| Exercise aim |
Retype all of the data exactly as given.

| Supplied data |

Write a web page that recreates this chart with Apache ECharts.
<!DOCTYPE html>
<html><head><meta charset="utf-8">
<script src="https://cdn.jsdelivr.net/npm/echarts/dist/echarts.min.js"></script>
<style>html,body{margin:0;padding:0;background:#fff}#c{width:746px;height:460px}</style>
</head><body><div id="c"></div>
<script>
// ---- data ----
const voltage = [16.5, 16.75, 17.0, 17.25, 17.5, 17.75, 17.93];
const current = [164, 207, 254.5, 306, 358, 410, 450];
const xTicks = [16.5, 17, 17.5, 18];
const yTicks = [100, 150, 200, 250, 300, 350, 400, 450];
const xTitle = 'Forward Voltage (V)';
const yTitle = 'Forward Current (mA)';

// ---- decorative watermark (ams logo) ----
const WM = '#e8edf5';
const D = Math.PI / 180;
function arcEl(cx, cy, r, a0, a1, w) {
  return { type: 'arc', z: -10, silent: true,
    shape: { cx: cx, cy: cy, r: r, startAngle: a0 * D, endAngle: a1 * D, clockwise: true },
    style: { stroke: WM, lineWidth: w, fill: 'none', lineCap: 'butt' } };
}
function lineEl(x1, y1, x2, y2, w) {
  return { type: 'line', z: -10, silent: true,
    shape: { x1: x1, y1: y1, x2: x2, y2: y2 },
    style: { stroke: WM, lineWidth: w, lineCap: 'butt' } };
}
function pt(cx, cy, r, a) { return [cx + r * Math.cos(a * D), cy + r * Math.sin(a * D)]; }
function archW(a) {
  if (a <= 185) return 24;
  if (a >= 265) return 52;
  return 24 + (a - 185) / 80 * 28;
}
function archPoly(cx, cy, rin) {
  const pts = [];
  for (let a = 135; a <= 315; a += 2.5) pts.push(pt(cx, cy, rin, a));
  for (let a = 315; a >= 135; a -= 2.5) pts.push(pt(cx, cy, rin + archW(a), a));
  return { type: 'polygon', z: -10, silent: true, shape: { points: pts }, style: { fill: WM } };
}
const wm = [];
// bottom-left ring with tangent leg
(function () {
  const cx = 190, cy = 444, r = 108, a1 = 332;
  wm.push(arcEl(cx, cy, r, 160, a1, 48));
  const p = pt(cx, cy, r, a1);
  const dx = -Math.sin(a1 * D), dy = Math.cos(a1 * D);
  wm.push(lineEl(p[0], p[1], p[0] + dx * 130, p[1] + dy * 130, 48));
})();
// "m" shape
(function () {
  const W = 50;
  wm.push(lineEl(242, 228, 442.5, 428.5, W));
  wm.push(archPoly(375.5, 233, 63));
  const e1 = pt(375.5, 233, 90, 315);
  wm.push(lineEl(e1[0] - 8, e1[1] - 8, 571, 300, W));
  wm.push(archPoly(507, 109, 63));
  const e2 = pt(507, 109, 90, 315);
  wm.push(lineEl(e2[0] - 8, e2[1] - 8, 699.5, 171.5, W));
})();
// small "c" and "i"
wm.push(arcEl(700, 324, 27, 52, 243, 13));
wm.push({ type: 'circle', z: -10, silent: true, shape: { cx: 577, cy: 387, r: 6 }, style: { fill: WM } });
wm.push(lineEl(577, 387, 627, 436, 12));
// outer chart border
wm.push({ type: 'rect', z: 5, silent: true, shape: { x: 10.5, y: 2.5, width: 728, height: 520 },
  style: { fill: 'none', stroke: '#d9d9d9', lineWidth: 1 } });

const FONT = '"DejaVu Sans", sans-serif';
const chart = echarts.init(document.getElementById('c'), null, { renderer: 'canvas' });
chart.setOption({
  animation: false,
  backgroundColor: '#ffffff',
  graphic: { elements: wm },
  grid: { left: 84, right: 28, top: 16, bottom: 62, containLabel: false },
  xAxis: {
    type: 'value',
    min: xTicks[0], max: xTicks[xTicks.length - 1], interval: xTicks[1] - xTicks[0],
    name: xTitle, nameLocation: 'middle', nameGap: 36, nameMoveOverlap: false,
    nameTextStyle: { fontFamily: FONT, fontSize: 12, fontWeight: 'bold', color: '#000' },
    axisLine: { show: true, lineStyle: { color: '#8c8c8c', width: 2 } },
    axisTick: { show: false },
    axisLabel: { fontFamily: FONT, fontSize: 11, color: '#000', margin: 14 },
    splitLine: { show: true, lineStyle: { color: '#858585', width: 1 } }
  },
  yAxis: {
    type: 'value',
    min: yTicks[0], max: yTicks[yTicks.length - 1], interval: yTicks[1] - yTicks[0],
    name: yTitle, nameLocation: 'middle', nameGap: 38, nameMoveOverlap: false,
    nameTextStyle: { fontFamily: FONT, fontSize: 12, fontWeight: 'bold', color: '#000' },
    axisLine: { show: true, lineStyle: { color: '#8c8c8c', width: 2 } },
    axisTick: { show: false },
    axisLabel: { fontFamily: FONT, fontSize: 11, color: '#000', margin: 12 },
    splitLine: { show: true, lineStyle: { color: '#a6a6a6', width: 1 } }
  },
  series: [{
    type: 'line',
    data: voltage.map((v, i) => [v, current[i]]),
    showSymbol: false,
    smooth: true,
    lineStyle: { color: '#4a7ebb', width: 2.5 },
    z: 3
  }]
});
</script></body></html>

| Completed task |
Write a web page that recreates this chart with Apache ECharts.
<!DOCTYPE html>
<html><head><meta charset="utf-8">
<script src="https://cdn.jsdelivr.net/npm/echarts/dist/echarts.min.js"></script>
<style>html,body{margin:0;padding:0;background:#fff}#c{width:746px;height:460px}</style>
</head><body><div id="c"></div>
<script>
// ---- data ----
const voltage = [16.5, 16.75, 17.0, 17.25, 17.5, 17.75, 17.93];
const current = [164, 207, 254.5, 306, 358, 410, 450];
const xTicks = [16.5, 17, 17.5, 18];
const yTicks = [100, 150, 200, 250, 300, 350, 400, 450];
const xTitle = 'Forward Voltage (V)';
const yTitle = 'Forward Current (mA)';

// ---- decorative watermark (ams logo) ----
const WM = '#e8edf5';
const D = Math.PI / 180;
function arcEl(cx, cy, r, a0, a1, w) {
  return { type: 'arc', z: -10, silent: true,
    shape: { cx: cx, cy: cy, r: r, startAngle: a0 * D, endAngle: a1 * D, clockwise: true },
    style: { stroke: WM, lineWidth: w, fill: 'none', lineCap: 'butt' } };
}
function lineEl(x1, y1, x2, y2, w) {
  return { type: 'line', z: -10, silent: true,
    shape: { x1: x1, y1: y1, x2: x2, y2: y2 },
    style: { stroke: WM, lineWidth: w, lineCap: 'butt' } };
}
function pt(cx, cy, r, a) { return [cx + r * Math.cos(a * D), cy + r * Math.sin(a * D)]; }
function archW(a) {
  if (a <= 185) return 24;
  if (a >= 265) return 52;
  return 24 + (a - 185) / 80 * 28;
}
function archPoly(cx, cy, rin) {
  const pts = [];
  for (let a = 135; a <= 315; a += 2.5) pts.push(pt(cx, cy, rin, a));
  for (let a = 315; a >= 135; a -= 2.5) pts.push(pt(cx, cy, rin + archW(a), a));
  return { type: 'polygon', z: -10, silent: true, shape: { points: pts }, style: { fill: WM } };
}
const wm = [];
// bottom-left ring with tangent leg
(function () {
  const cx = 190, cy = 444, r = 108, a1 = 332;
  wm.push(arcEl(cx, cy, r, 160, a1, 48));
  const p = pt(cx, cy, r, a1);
  const dx = -Math.sin(a1 * D), dy = Math.cos(a1 * D);
  wm.push(lineEl(p[0], p[1], p[0] + dx * 130, p[1] + dy * 130, 48));
})();
// "m" shape
(function () {
  const W = 50;
  wm.push(lineEl(242, 228, 442.5, 428.5, W));
  wm.push(archPoly(375.5, 233, 63));
  const e1 = pt(375.5, 233, 90, 315);
  wm.push(lineEl(e1[0] - 8, e1[1] - 8, 571, 300, W));
  wm.push(archPoly(507, 109, 63));
  const e2 = pt(507, 109, 90, 315);
  wm.push(lineEl(e2[0] - 8, e2[1] - 8, 699.5, 171.5, W));
})();
// small "c" and "i"
wm.push(arcEl(700, 324, 27, 52, 243, 13));
wm.push({ type: 'circle', z: -10, silent: true, shape: { cx: 577, cy: 387, r: 6 }, style: { fill: WM } });
wm.push(lineEl(577, 387, 627, 436, 12));
// outer chart border
wm.push({ type: 'rect', z: 5, silent: true, shape: { x: 10.5, y: 2.5, width: 728, height: 520 },
  style: { fill: 'none', stroke: '#d9d9d9', lineWidth: 1 } });

const FONT = '"DejaVu Sans", sans-serif';
const chart = echarts.init(document.getElementById('c'), null, { renderer: 'canvas' });
chart.setOption({
  animation: false,
  backgroundColor: '#ffffff',
  graphic: { elements: wm },
  grid: { left: 84, right: 28, top: 16, bottom: 62, containLabel: false },
  xAxis: {
    type: 'value',
    min: xTicks[0], max: xTicks[xTicks.length - 1], interval: xTicks[1] - xTicks[0],
    name: xTitle, nameLocation: 'middle', nameGap: 36, nameMoveOverlap: false,
    nameTextStyle: { fontFamily: FONT, fontSize: 12, fontWeight: 'bold', color: '#000' },
    axisLine: { show: true, lineStyle: { color: '#8c8c8c', width: 2 } },
    axisTick: { show: false },
    axisLabel: { fontFamily: FONT, fontSize: 11, color: '#000', margin: 14 },
    splitLine: { show: true, lineStyle: { color: '#858585', width: 1 } }
  },
  yAxis: {
    type: 'value',
    min: yTicks[0], max: yTicks[yTicks.length - 1], interval: yTicks[1] - yTicks[0],
    name: yTitle, nameLocation: 'middle', nameGap: 38, nameMoveOverlap: false,
    nameTextStyle: { fontFamily: FONT, fontSize: 12, fontWeight: 'bold', color: '#000' },
    axisLine: { show: true, lineStyle: { color: '#8c8c8c', width: 2 } },
    axisTick: { show: false },
    axisLabel: { fontFamily: FONT, fontSize: 11, color: '#000', margin: 12 },
    splitLine: { show: true, lineStyle: { color: '#a6a6a6', width: 1 } }
  },
  series: [{
    type: 'line',
    data: voltage.map((v, i) => [v, current[i]]),
    showSymbol: false,
    smooth: true,
    lineStyle: { color: '#4a7ebb', width: 2.5 },
    z: 3
  }]
});
</script></body></html>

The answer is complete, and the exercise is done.